— И будьте уверены, — говорил Киселев, — искусство вам не изменит и за ваше чувство отблагодарит. Все, что вы искренне и любовно сделаете, никогда не пропадет и будет иметь цену и значение.
Ставил себя примером:
— Кто я был? Полировщик банковских табуреток и духом раб, ничтожный червь мира сего, но стоило мне полюбить искусство, и оно снизошло ко мне, малому, и повело меня до самых царственных брегов Невы. Вкушая горечь мира, я в то же время переживал такие сладкие мгновенья, о которых до того и мечтать не смел! И вот — как только смогу купить себе к пиджаку брюки — запишу в свой дневник: «Какие счастливые мы люди — художники!»
После Брюллова счетоводные книги Товарищества перешли к Киселеву, и он так же аккуратно вел их, просиживая за ними вечера. Так же, как Лемох и Брюллов, склонившись над книгами за своим письменным столом, пересчитывал он статьи текущих расходов по выставке, авансы, личные счета членов Товарищества, капитал пособий для нуждающихся. Всю эту работу он нес по-товарищески, совершенно безвозмездно.
В Москве открывалась очередная выставка, на которой в последний раз участвовал Киселев. Несмотря на свои лета (ему было уже за семьдесят), он оставался прежним, жизнерадостным: острил, отвечал стихами какого-либо поэта или бросал свои рифмы.
Афанасьев[132]
прислал на выставку иллюстрации на стихи А. Толстого «У приказных ворот собирался народ…» и требовал, чтобы в каталоге был напечатан весь текст. Обращаюсь к Киселеву:— Александр Александрович! Что делать? Стихотворение займет много места в каталоге и нарушит его общий вид.
Киселев берет письмо Афанасьева, читает и хитро улыбается:
— Вишь чего захотел! Так… так… «У приказных ворот». Хорошо, поместим…
А потом, дочитав до конца, берет перо и пишет ответ:
«Дорогой Алексей Федорович! Стихотворение печатаем до строки:
Сердечно распростившись с москвичами, бросив им несколько каламбуров, вернулся Киселев в Петербург. Там он раскрыл за своим письменным столом счетоводные книги, как будто глубоко задумался над цифрами, выражающими жизнь Товарищества, питавшими горсточку людей, отдавших свою жизнь любимому искусству, а потом склонился над статьей текущих расходов и предоставил учет их вести уже другим товарищам.
Передвижники собрались, подумали и передали кассу Николаю Никаноровичу Дубовскому.
Максимов Василий Максимович
Максимов[133]
был типичным представителем крестьянской среды, пробивавшей дорогу к искусству в эпоху народничества в 60-х годах.Чего стоило крестьянскому юноше попасть в город и учиться здесь!

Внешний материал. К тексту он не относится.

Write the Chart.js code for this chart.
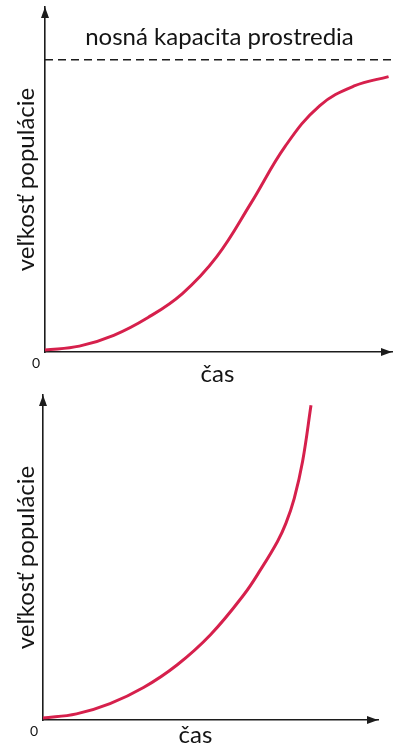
<!DOCTYPE html>
<html lang="sk">
<head>
<meta charset="utf-8">
<title>Rast populácie</title>
<script src="https://cdn.jsdelivr.net/npm/chart.js@4/dist/chart.umd.min.js"></script>
<style>
    html, body { margin: 0; padding: 0; background: #fff; }
    .graf { position: relative; width: 394px; }
</style>
</head>
<body>
<div class="graf" style="height:390px"><canvas id="logistickyRast"></canvas></div>
<div class="graf" style="height:354px"><canvas id="exponencialnyRast"></canvas></div>

<script>
// --------------------------------------------
// Údaje kriviek
// --------------------------------------------
// logistický rast (horný graf)
const casLogisticky = [0, 1, 2, 3, 4, 5, 6, 7, 8, 9, 10];
const velkostLogisticka = [0.7, 2.0, 5.7, 11.8, 20.0, 32.6, 51.0, 70.5, 84.3, 91.0, 94.2];
const nosnaKapacita = 100;

// exponenciálny rast (dolný graf)
const casExponencialny = [0, 1, 2, 3, 4, 5, 6, 6.5, 7, 7.25, 7.5, 7.75, 8];
const velkostExponencialna = [0.6, 1.9, 5.1, 10.1, 17.1, 26.5, 39.0, 46.8, 55.5, 61.1, 68.9, 80.4, 97.8];

// texty
const popisX = 'čas';
const popisY = 'veľkosť populácie';
const popisKapacity = 'nosná kapacita prostredia';
const popisNuly = '0';

const FARBA_KRIVKY = 'rgb(214, 32, 76)';
const FARBA_OSI = '#1c1c1c';
const FARBA_TEXTU = '#141414';
const PISMO = 'Lato, "Open Sans", sans-serif';

Chart.defaults.font.family = PISMO;

// šípky na osiach, nula v počiatku, popis osi x a nosnej kapacity
const doplnkyOsi = {
    id: 'doplnkyOsi',
    afterDraw(chart, args, opts) {
        const { ctx, chartArea: a } = chart;
        ctx.save();
        ctx.fillStyle = FARBA_OSI;

        // šípka osi y
        ctx.beginPath();
        ctx.moveTo(a.left, a.top);
        ctx.lineTo(a.left - 4, a.top + 11);
        ctx.lineTo(a.left + 4, a.top + 11);
        ctx.closePath();
        ctx.fill();

        // šípka osi x
        ctx.beginPath();
        ctx.moveTo(a.right, a.bottom);
        ctx.lineTo(a.right - 11, a.bottom - 4);
        ctx.lineTo(a.right - 11, a.bottom + 4);
        ctx.closePath();
        ctx.fill();

        ctx.fillStyle = FARBA_TEXTU;
        ctx.textAlign = 'center';

        // 0 v počiatku
        ctx.font = '14px ' + PISMO;
        ctx.textBaseline = 'middle';
        ctx.fillText(popisNuly, a.left - 9, a.bottom + 11);

        // popis osi x
        ctx.font = '24px ' + PISMO;
        ctx.textBaseline = 'alphabetic';
        ctx.fillText(popisX, (a.left + a.right) / 2 + opts.posunX, a.bottom + opts.odsadenieX);

        // popis nosnej kapacity nad prerušovanou čiarou
        if (opts.kapacita) {
            const y = chart.scales.y.getPixelForValue(opts.kapacita);
            ctx.font = '24px ' + PISMO;
            ctx.fillText(popisKapacity, (a.left + a.right) / 2 + 1, y - 15);
        }
        ctx.restore();
    }
};

function vytvorGraf(id, cas, velkost, nastavenia) {
    const datasets = [{
        label: popisY,
        data: cas.map((t, i) => ({ x: t, y: velkost[i] })),
        borderColor: FARBA_KRIVKY,
        borderWidth: 3,
        pointRadius: 0,
        tension: 0.4,
        clip: false
    }];

    if (nastavenia.kapacita) {
        datasets.push({
            label: popisKapacity,
            data: [{ x: 0, y: nastavenia.kapacita }, { x: nastavenia.xMax, y: nastavenia.kapacita }],
            borderColor: FARBA_OSI,
            borderWidth: 1.5,
            borderDash: [8, 5],
            pointRadius: 0
        });
    }

    return new Chart(document.getElementById(id), {
        type: 'line',
        data: { datasets: datasets },
        options: {
            responsive: true,
            maintainAspectRatio: false,
            devicePixelRatio: 1,
            animation: false,
            layout: { padding: nastavenia.okraj },
            plugins: {
                legend: { display: false },
                tooltip: { enabled: false },
                doplnkyOsi: {
                    posunX: nastavenia.posunX,
                    odsadenieX: nastavenia.odsadenieX,
                    kapacita: nastavenia.kapacita
                }
            },
            scales: {
                x: {
                    type: 'linear',
                    min: 0,
                    max: nastavenia.xMax,
                    ticks: { display: false },
                    grid: { display: false, drawTicks: false },
                    border: { display: true, color: FARBA_OSI, width: 1.6 },
                    afterFit: function (scale) { scale.height = nastavenia.vyskaOsiX; }
                },
                y: {
                    min: 0,
                    max: nastavenia.yMax,
                    ticks: { display: false },
                    grid: { display: false, drawTicks: false },
                    border: { display: true, color: FARBA_OSI, width: 1.6 },
                    title: {
                        display: true,
                        text: popisY,
                        color: FARBA_TEXTU,
                        font: { size: 24 },
                        padding: { top: 12, bottom: 0 }
                    },
                    afterFit: function (scale) { scale.width = nastavenia.sirkaOsiY; }
                }
            }
        },
        plugins: [doplnkyOsi]
    });
}

vytvorGraf('logistickyRast', casLogisticky, velkostLogisticka, {
    xMax: 10.1,
    yMax: 118,
    kapacita: nosnaKapacita,
    okraj: { top: 7, right: 2, left: 0, bottom: 0 },
    sirkaOsiY: 45,
    vyskaOsiX: 38,
    posunX: -1,
    odsadenieX: 30
});

vytvorGraf('exponencialnyRast', casExponencialny, velkostExponencialna, {
    xMax: 10,
    yMax: 101,
    kapacita: null,
    okraj: { top: 5, right: 16, left: 0, bottom: 0 },
    sirkaOsiY: 43,
    vyskaOsiX: 24,
    posunX: -15,
    odsadenieX: 23
});
</script>
</body>
</html>
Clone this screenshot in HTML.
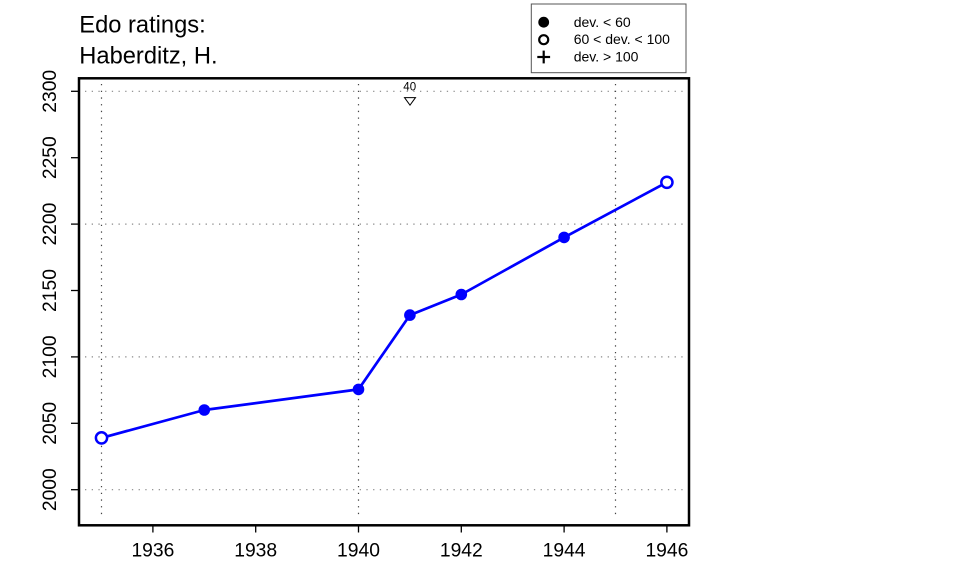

У Максимова это был сплошной подвиг, горение духа, которое опрокидывало все препятствия на пути к достижению намеченной цели и делало его борцом за современные идеи в искусстве. И небольшая фигура Максимова при воспоминании об условиях его жизни, обо всех поборенных им препятствиях, о его настойчивости и его достижениях вырастает в определенный положительный тип, которому надо отдать дань признания.
На вечере Московского художественного общества в десятую годовщину смерти Максимова о нем прекрасно вспоминал Аполлинарий Михайлович Васнецов.
А в эти минуты, когда я упоминаю имя Васнецова, печать приносит извещение, что и его уже не стало.
Не могу не посвятить страницу свежей памяти о добром старом передвижнике.
Хотя он в конце своей деятельности перешел в Союз русских художников, товарищи-передвижники все же считали его родственно своим, и в их среде он поминался всегда добром.
Близко мне не пришлось его знать — он вел довольно замкнутую жизнь и появлялся только на деловых собраниях и в Училище живописи, где состоял преподавателем пейзажного класса после Левитана, — однако общий облик его как человека и художника обрисовался для меня ясно.
Это была трезвая и честная натура как в жизни, так и в искусстве.
Большой труженик, много работавший, читавший, изучавший историю, в особенности историю Москвы, он бережно, любовно вынашивал свои образы и всегда давал значительное в своих произведениях. Не торговал искусством и не разменивался на мелочи.
Речь его была всегда деловая, спокойная и содержательная. Однако он не был безразличным и равнодушным к добру и злу.
Никогда не забуду одной сцены, когда Аполлинарий Михайлович выступил на защиту своего младшего товарища, «ущемленного» в своих правах сильным членом из Правления Товарищества.
Васнецов, страшно возбужденный, с нервной дрожью в голосе, так жестоко обрушился на бюрократизм Правления и на неуместный тон его представителя, что было жутко слушать его речь.